En la literatura norteamericana alienta el impulso hacia lo fantástico y a través de tupidas alegorías y simbolismos complicados renace una y otra vez, desde Poe a Melville a James (para sólo mencionar las cumbres). Realismo idealista y fantasías realistas: tendencias no antagónicas, más bien complementarias, encarnadas en invenciones inolvidables. Paisajes de la imaginación junto a tierras reales: Nueva Inglaterra, el secreto y profundo Sur, California, los campos de égloga cantados por Robert Frost, los grandes ríos, las montañas, las islas lejanas... Y los hombres: Babbits, negros, the poor white de Anderson y Caldwell, bostonianos, financieros, azotacalles, los políticos de Robert Penn Warren, intelectuales, religiosos...

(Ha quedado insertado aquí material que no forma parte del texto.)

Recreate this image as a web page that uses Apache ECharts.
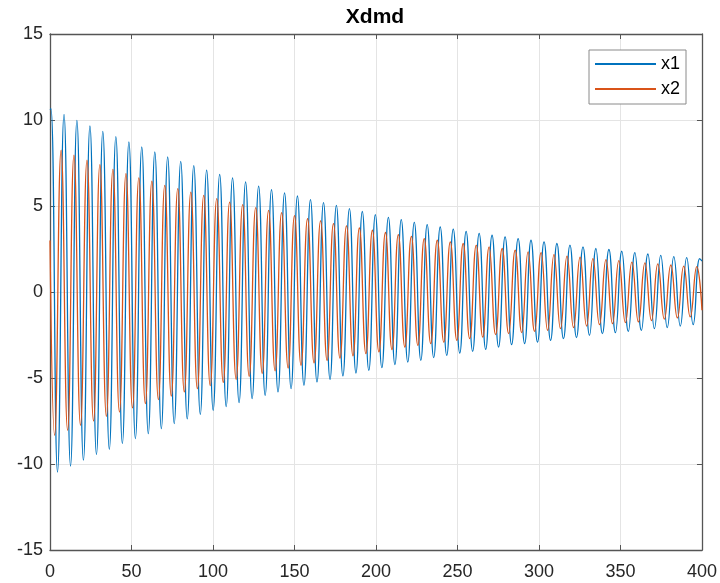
<!DOCTYPE html>
<html>
<head>
<meta charset="utf-8">
<script src="https://cdn.jsdelivr.net/npm/echarts/dist/echarts.min.js"></script>
<style>
  html, body { margin: 0; padding: 0; background: #fff; }
  #chart { width: 720px; height: 583px; }
</style>
</head>
<body>
<div id="chart"></div>
<script>
// Extremes of the two DMD state traces: times and values of each peak and trough
const x1PeakT = [0.6, 8.6, 16.5, 24.5, 32.4, 40.4, 48.4, 56.3, 64.3, 72.2, 80.2, 88.2, 96.1, 104.1, 112.0, 120.0, 128.0, 135.9, 143.9, 151.8, 159.8, 167.8, 175.7, 183.7, 191.6, 199.6, 207.6, 215.5, 223.5, 231.4, 239.4, 247.4, 255.3, 263.3, 271.2, 279.2, 287.2, 295.1, 303.1, 311.0, 319.0, 327.0, 334.9, 342.9, 350.8, 358.8, 366.8, 374.7, 382.7, 390.6, 398.6];
const x1PeakV = [10.66, 10.33, 9.98, 9.65, 9.34, 9.03, 8.72, 8.43, 8.14, 7.85, 7.60, 7.35, 7.09, 6.84, 6.63, 6.40, 6.16, 5.95, 5.76, 5.58, 5.37, 5.20, 5.04, 4.85, 4.68, 4.50, 4.34, 4.21, 4.05, 3.92, 3.78, 3.66, 3.53, 3.41, 3.30, 3.20, 3.10, 3.01, 2.91, 2.82, 2.72, 2.62, 2.53, 2.47, 2.37, 2.29, 2.21, 2.13, 2.06, 2.00, 1.94];
const x1TroughT = [4.6, 12.6, 20.5, 28.5, 36.4, 44.4, 52.4, 60.3, 68.3, 76.2, 84.2, 92.2, 100.1, 108.1, 116.0, 124.0, 132.0, 139.9, 147.9, 155.8, 163.8, 171.8, 179.7, 187.7, 195.6, 203.6, 211.6, 219.5, 227.5, 235.4, 243.4, 251.4, 259.3, 267.3, 275.2, 283.2, 291.2, 299.1, 307.1, 315.0, 323.0, 331.0, 338.9, 346.9, 354.8, 362.8, 370.8, 378.7, 386.7, 394.6];
const x1TroughV = [-10.47, -10.12, -9.78, -9.45, -9.15, -8.81, -8.52, -8.23, -7.94, -7.65, -7.38, -7.11, -6.88, -6.66, -6.43, -6.20, -6.01, -5.81, -5.62, -5.42, -5.23, -5.08, -4.88, -4.71, -4.55, -4.40, -4.22, -4.07, -3.97, -3.81, -3.68, -3.55, -3.45, -3.33, -3.20, -3.06, -3.00, -2.91, -2.81, -2.71, -2.65, -2.52, -2.42, -2.36, -2.29, -2.23, -2.13, -2.07, -1.98, -1.90];
const x1Ends = [[0, 10.6], [400, 1.8]];

const x2PeakT = [6.8, 14.7, 22.7, 30.6, 38.6, 46.6, 54.5, 62.5, 70.4, 78.4, 86.4, 94.3, 102.3, 110.2, 118.2, 126.2, 134.1, 142.1, 150.0, 158.0, 166.0, 173.9, 181.9, 189.8, 197.8, 205.8, 213.7, 221.7, 229.6, 237.6, 245.6, 253.5, 261.5, 269.4, 277.4, 285.4, 293.3, 301.3, 309.2, 317.2, 325.2, 333.1, 341.1, 349.0, 357.0, 365.0, 372.9, 380.9, 388.8, 396.8];
const x2PeakV = [8.24, 7.95, 7.66, 7.41, 7.13, 6.88, 6.63, 6.44, 6.20, 6.01, 5.81, 5.62, 5.43, 5.23, 5.08, 4.91, 4.75, 4.61, 4.44, 4.26, 4.13, 3.98, 3.84, 3.72, 3.59, 3.46, 3.34, 3.23, 3.10, 3.01, 2.91, 2.82, 2.72, 2.62, 2.53, 2.44, 2.33, 2.29, 2.17, 2.09, 2.02, 1.94, 1.88, 1.82, 1.74, 1.69, 1.63, 1.57, 1.51, 1.47];
const x2TroughT = [2.8, 10.8, 18.7, 26.7, 34.6, 42.6, 50.6, 58.5, 66.5, 74.4, 82.4, 90.4, 98.3, 106.3, 114.2, 122.2, 130.2, 138.1, 146.1, 154.0, 162.0, 170.0, 177.9, 185.9, 193.8, 201.8, 209.8, 217.7, 225.7, 233.6, 241.6, 249.6, 257.5, 265.5, 273.4, 281.4, 289.4, 297.3, 305.3, 313.2, 321.2, 329.2, 337.1, 345.1, 353.0, 361.0, 369.0, 376.9, 384.9, 392.8];
const x2TroughV = [-8.33, -8.04, -7.75, -7.50, -7.23, -6.98, -6.74, -6.49, -6.26, -6.05, -5.81, -5.62, -5.44, -5.26, -5.08, -4.90, -4.73, -4.58, -4.42, -4.26, -4.12, -3.98, -3.85, -3.71, -3.58, -3.48, -3.35, -3.20, -3.10, -3.00, -2.91, -2.81, -2.71, -2.62, -2.48, -2.42, -2.36, -2.29, -2.23, -2.13, -2.07, -1.98, -1.90, -1.84, -1.78, -1.74, -1.66, -1.58, -1.51, -1.45];
const x2Ends = [[0, 3.0], [400, -1.06]];

const seriesNames = ['x1', 'x2'];
const xTicks = [0, 50, 100, 150, 200, 250, 300, 350, 400];
const yTicks = [-15, -10, -5, 0, 5, 10, 15];

// merge peaks, troughs and end points into one time-ordered trace
function trace(pt, pv, tt, tv, ends) {
  const pts = ends.slice();
  pt.forEach((t, i) => pts.push([t, pv[i]]));
  tt.forEach((t, i) => pts.push([t, tv[i]]));
  return pts.sort((a, b) => a[0] - b[0]);
}

const x1 = trace(x1PeakT, x1PeakV, x1TroughT, x1TroughV, x1Ends);
const x2 = trace(x2PeakT, x2PeakV, x2TroughT, x2TroughV, x2Ends);

const ink = '#262626';
const font = "'Liberation Sans', Arial, Helvetica, sans-serif";
const frame = { show: true, onZero: false, lineStyle: { color: '#555555', width: 1.3 } };
const tick = { show: true, inside: true, length: 5, lineStyle: { color: '#555555', width: 1 } };
const grid = { show: true, lineStyle: { color: '#e4e4e4', width: 1 } };

const chart = echarts.init(document.getElementById('chart'), null, { renderer: 'canvas' });
chart.setOption({
  animation: false,
  backgroundColor: '#ffffff',
  title: {
    text: 'Xdmd',
    left: 375,
    textAlign: 'center',
    top: 7,
    padding: 0,
    textStyle: { fontFamily: font, fontSize: 21, fontWeight: 'bold', color: '#000' }
  },
  legend: {
    data: seriesNames,
    orient: 'vertical',
    left: 589,
    top: 50,
    padding: [5, 6, 6, 6],
    itemGap: 7,
    itemWidth: 61,
    itemHeight: 2,
    icon: 'rect',
    backgroundColor: '#ffffff',
    borderColor: '#8a8a8a',
    borderWidth: 1,
    borderRadius: 0,
    textStyle: { fontFamily: font, fontSize: 18, color: '#000', padding: [0, 0, 0, 0] }
  },
  grid: { left: 50, right: 18, top: 34, bottom: 33, containLabel: false },
  xAxis: [
    {
      type: 'value', min: xTicks[0], max: xTicks[xTicks.length - 1], interval: 50,
      axisLine: frame, axisTick: tick,
      axisLabel: { fontFamily: font, fontSize: 18, color: ink, margin: 13 },
      splitLine: grid
    },
    {
      type: 'value', position: 'top', min: xTicks[0], max: xTicks[xTicks.length - 1], interval: 50,
      axisLine: frame, axisTick: tick, axisLabel: { show: false }, splitLine: { show: false }
    }
  ],
  yAxis: [
    {
      type: 'value', min: yTicks[0], max: yTicks[yTicks.length - 1], interval: 5,
      axisLine: frame, axisTick: tick,
      axisLabel: { fontFamily: font, fontSize: 18, color: ink, margin: 7 },
      splitLine: grid
    },
    {
      type: 'value', position: 'right', min: yTicks[0], max: yTicks[yTicks.length - 1], interval: 5,
      axisLine: frame, axisTick: tick, axisLabel: { show: false }, splitLine: { show: false }
    }
  ],
  series: [
    {
      name: seriesNames[0], type: 'line', data: x1, showSymbol: false, smooth: 0.5,
      color: '#0072BD', lineStyle: { width: 1.3, color: '#0072BD' }
    },
    {
      name: seriesNames[1], type: 'line', data: x2, showSymbol: false, smooth: 0.5,
      color: '#D95319', lineStyle: { width: 1.3, color: '#D95319' }
    }
  ]
});
</script>
</body>
</html>
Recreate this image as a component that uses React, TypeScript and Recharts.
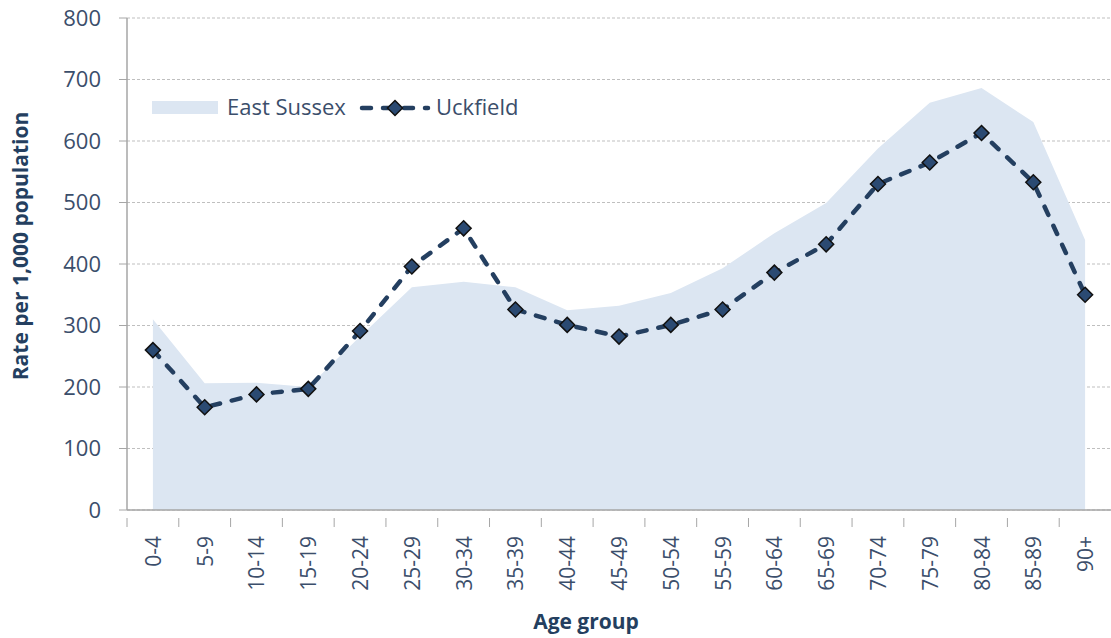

Sí; por su anchura y su profundidad este mundo pide exploración minuciosa. Es con toda verdad un nuevo mundo y en él encontramos tanta riqueza que simplificarlo es traicionarlo. Evoquémosle en su complejidad, en su diversidad, en sus oposiciones, zonas de sombra y espacios iluminados. Hay en él algo fascinador, enigmas atrayentes y realidades apasionantes, una visión trágica y una valoración justa de las cosas. Por los mares de ese mundo deambula la incapturable Moby Dick, símbolo de misterios inaccesibles. Y acaso sea esta imagen la que con más relieve destaca cuando en visión caleidoscópica rememoramos las impresiones surgidas al contacto con ese espléndido testimonio del espíritu humano que nos brinda la literatura norteamericana.